Il muro attorno a Gerusalemme rimarrà,” dice Greenfield-Gilat, “ma il suo percorso cambierà una volta che siano stabiliti i confini definitivi. Secondo noi, insieme ad un cambiamento del percorso, deve cambiare anche l’essenza del muro, in modo che diventi un collegamento e non una divisione. Deve diventare una membrana che respira e rende possibile un tessuto urbano vitale.”

Se il muro rimane, ma non com’è adesso, a cosa somiglierà? I due suggeriscono che sia integrato nelle infrastrutture municipali e mostrano con immagini e mappe come ciò possa essere fatto. Un’idea, per esempio, è di collocare un attraversamento nella stazione centrale degli autobus, in modo che il controllo di sicurezza venga effettuato all’entrata della stazione viaria ed evochi un aeroporto più che un posto di blocco. Un altro attraversamento verrebbe creato sotto la porta di Damasco della Città Vecchia, vicino al sito archeologico. Propongono anche un punto di passaggio nella forma di un ponte pedonale nei pressi dell’hotel “American Colony” a Gerusalemme est.
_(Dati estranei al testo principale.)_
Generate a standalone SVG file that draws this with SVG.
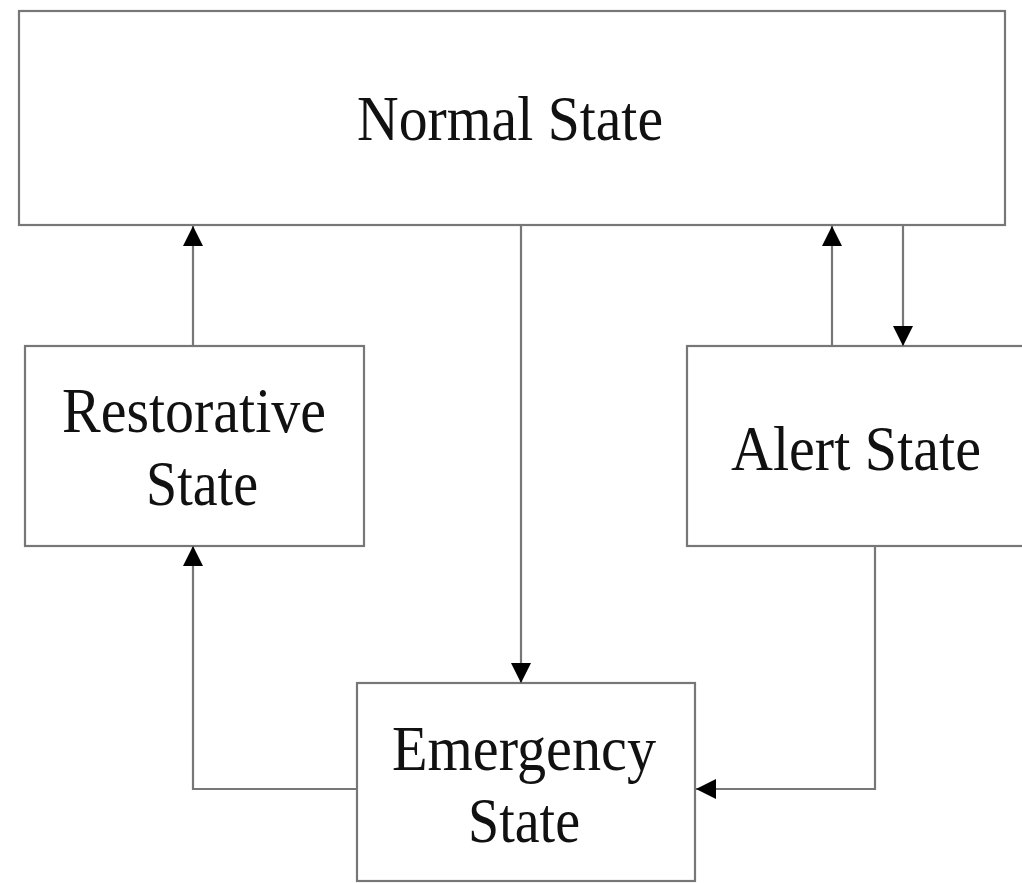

Invece di un muro, in certi punti propongono uno spartitraffico alto, che separi due parti di una strada.

Durante la nostra conversazione dico agli architetti che, benché abbiano descritto la barriera di separazione in termini eleganti, parlando di una “membrana che respira” o di “un viale di confine” – non posso smettere di immaginare un alto muro con filo spinato.

Il nostro ruolo,” replica Greenfield-Gilat, “è proprio cambiare quello che lei sta immaginando. Stiamo proponendo una soluzione che ponga le basi soprattutto per trasformare le coscienze.” A cui Bar Sinai aggiunge: “Lei dipinge la separazione tra i popoli, e va bene – quando viene deciso di separarli per ragioni di sicurezza, lasciamo fare la separazione -, ma noi stiamo parlando della connessione. Stiamo dimostrando che è possibile mettere in connessione in modo più intelligente, farlo meglio.”